**Exercise aim**
Nothing in the data should change when you return it, but leave the pictures out.
---------- Data section ----------
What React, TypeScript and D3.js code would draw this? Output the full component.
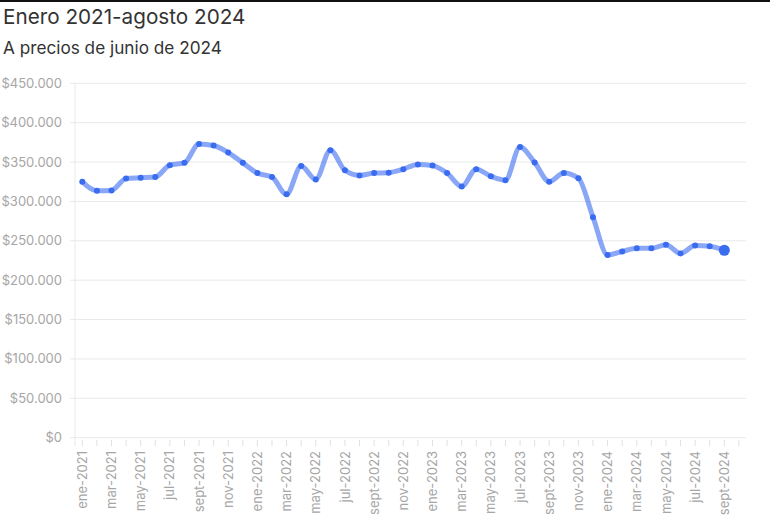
import React, { useEffect } from "react";
import * as d3 from "d3";

const MONTHS = ["ene", "feb", "mar", "abr", "may", "jun", "jul", "ago", "sept", "oct", "nov", "dic"];
const YEARS = [2021, 2022, 2023, 2024];
const categories: string[] = YEARS.flatMap((y) => MONTHS.map((m) => `${m}-${y}`)).slice(0, 45);

const values: number[] = [
  325000, 313500, 314000, 329000, 330000, 331000, 346000, 349000, 373000, 371000, 362000, 349000,
  336000, 331000, 309000, 345000, 328000, 365000, 339500, 333000, 336000, 336500, 341000, 347000,
  345500, 336000, 319000, 341000, 332000, 327000, 369000, 349500, 325000, 336000, 329500, 280000,
  232000, 236500, 240500, 240500, 245000, 234000, 244000, 243000, 238000,
];

const yTicks: number[] = [0, 50000, 100000, 150000, 200000, 250000, 300000, 350000, 400000, 450000];

const W = 770;
const H = 528;

export default function App() {
  useEffect(() => {
    document.body.style.margin = "0";
  }, []);

  const x = d3.scaleLinear().domain([0, 45]).range([82.3, 738.9]);
  const y = d3.scaleLinear().domain([0, 450000]).range([437.7, 83.3]);
  const locale = d3.formatLocale({ decimal: ",", thousands: ".", grouping: [3], currency: ["$", ""] });
  const fmt = locale.format("$,.0f");

  const line = d3
    .line<number>()
    .x((_, i) => x(i))
    .y((d) => y(d))
    .curve(d3.curveMonotoneX);

  const tickIdx = d3.range(0, 46);
  const font = "Inter, Roboto, sans-serif";
  const blue = "#3a6cf0";

  return (
    <svg width={W} height={H} style={{ display: "block", fontFamily: font }}>
      <rect x={0} y={0} width={W} height={H} fill="#fff" />
      <line x1={0} x2={W} y1={1} y2={1} stroke="#111" strokeWidth={2} />
      <text x={3} y={24} fontSize={20.7} fill="#333">Enero 2021-agosto 2024</text>
      <text x={3} y={54} fontSize={17.2} fill="#333">A precios de junio de 2024</text>

      {yTicks.map((t) => (
        <g key={t}>
          <line x1={70} x2={746} y1={y(t)} y2={y(t)} stroke="#e9e9e9" strokeWidth={1} />
          <text x={62} y={y(t)} dy="0.35em" textAnchor="end" fontSize={13} fill="#a6a6a6">
            {fmt(t)}
          </text>
        </g>
      ))}
      <line x1={75} x2={75} y1={y(450000)} y2={446} stroke="#e9e9e9" strokeWidth={1} />

      {tickIdx.map((i) => (
        <line key={i} x1={x(i)} x2={x(i)} y1={440} y2={446} stroke="#e0e0e0" strokeWidth={1} />
      ))}
      {categories.map((c, i) =>
        i % 2 === 0 ? (
          <text
            key={c}
            transform={`translate(${x(i)},451) rotate(-90)`}
            textAnchor="end"
            dy="0.35em"
            fontSize={13}
            fill="#a6a6a6"
          >
            {c}
          </text>
        ) : null
      )}

      <path d={line(values) || ""} fill="none" stroke={blue} strokeOpacity={0.6} strokeWidth={5} strokeLinejoin="round" strokeLinecap="round" />
      {values.map((v, i) => (
        <circle key={i} cx={x(i)} cy={y(v)} r={i === values.length - 1 ? 5.5 : 3} fill={blue} />
      ))}
    </svg>
  );
}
----------
**Solution to the exercise**
What React, TypeScript and D3.js code would draw this? Output the full component.
import React, { useEffect } from "react";
import * as d3 from "d3";

const MONTHS = ["ene", "feb", "mar", "abr", "may", "jun", "jul", "ago", "sept", "oct", "nov", "dic"];
const YEARS = [2021, 2022, 2023, 2024];
const categories: string[] = YEARS.flatMap((y) => MONTHS.map((m) => `${m}-${y}`)).slice(0, 45);

const values: number[] = [
  325000, 313500, 314000, 329000, 330000, 331000, 346000, 349000, 373000, 371000, 362000, 349000,
  336000, 331000, 309000, 345000, 328000, 365000, 339500, 333000, 336000, 336500, 341000, 347000,
  345500, 336000, 319000, 341000, 332000, 327000, 369000, 349500, 325000, 336000, 329500, 280000,
  232000, 236500, 240500, 240500, 245000, 234000, 244000, 243000, 238000,
];

const yTicks: number[] = [0, 50000, 100000, 150000, 200000, 250000, 300000, 350000, 400000, 450000];

const W = 770;
const H = 528;

export default function App() {
  useEffect(() => {
    document.body.style.margin = "0";
  }, []);

  const x = d3.scaleLinear().domain([0, 45]).range([82.3, 738.9]);
  const y = d3.scaleLinear().domain([0, 450000]).range([437.7, 83.3]);
  const locale = d3.formatLocale({ decimal: ",", thousands: ".", grouping: [3], currency: ["$", ""] });
  const fmt = locale.format("$,.0f");

  const line = d3
    .line<number>()
    .x((_, i) => x(i))
    .y((d) => y(d))
    .curve(d3.curveMonotoneX);

  const tickIdx = d3.range(0, 46);
  const font = "Inter, Roboto, sans-serif";
  const blue = "#3a6cf0";

  return (
    <svg width={W} height={H} style={{ display: "block", fontFamily: font }}>
      <rect x={0} y={0} width={W} height={H} fill="#fff" />
      <line x1={0} x2={W} y1={1} y2={1} stroke="#111" strokeWidth={2} />
      <text x={3} y={24} fontSize={20.7} fill="#333">Enero 2021-agosto 2024</text>
      <text x={3} y={54} fontSize={17.2} fill="#333">A precios de junio de 2024</text>

      {yTicks.map((t) => (
        <g key={t}>
          <line x1={70} x2={746} y1={y(t)} y2={y(t)} stroke="#e9e9e9" strokeWidth={1} />
          <text x={62} y={y(t)} dy="0.35em" textAnchor="end" fontSize={13} fill="#a6a6a6">
            {fmt(t)}
          </text>
        </g>
      ))}
      <line x1={75} x2={75} y1={y(450000)} y2={446} stroke="#e9e9e9" strokeWidth={1} />

      {tickIdx.map((i) => (
        <line key={i} x1={x(i)} x2={x(i)} y1={440} y2={446} stroke="#e0e0e0" strokeWidth={1} />
      ))}
      {categories.map((c, i) =>
        i % 2 === 0 ? (
          <text
            key={c}
            transform={`translate(${x(i)},451) rotate(-90)`}
            textAnchor="end"
            dy="0.35em"
            fontSize={13}
            fill="#a6a6a6"
          >
            {c}
          </text>
        ) : null
      )}

      <path d={line(values) || ""} fill="none" stroke={blue} strokeOpacity={0.6} strokeWidth={5} strokeLinejoin="round" strokeLinecap="round" />
      {values.map((v, i) => (
        <circle key={i} cx={x(i)} cy={y(v)} r={i === values.length - 1 ? 5.5 : 3} fill={blue} />
      ))}
    </svg>
  );
}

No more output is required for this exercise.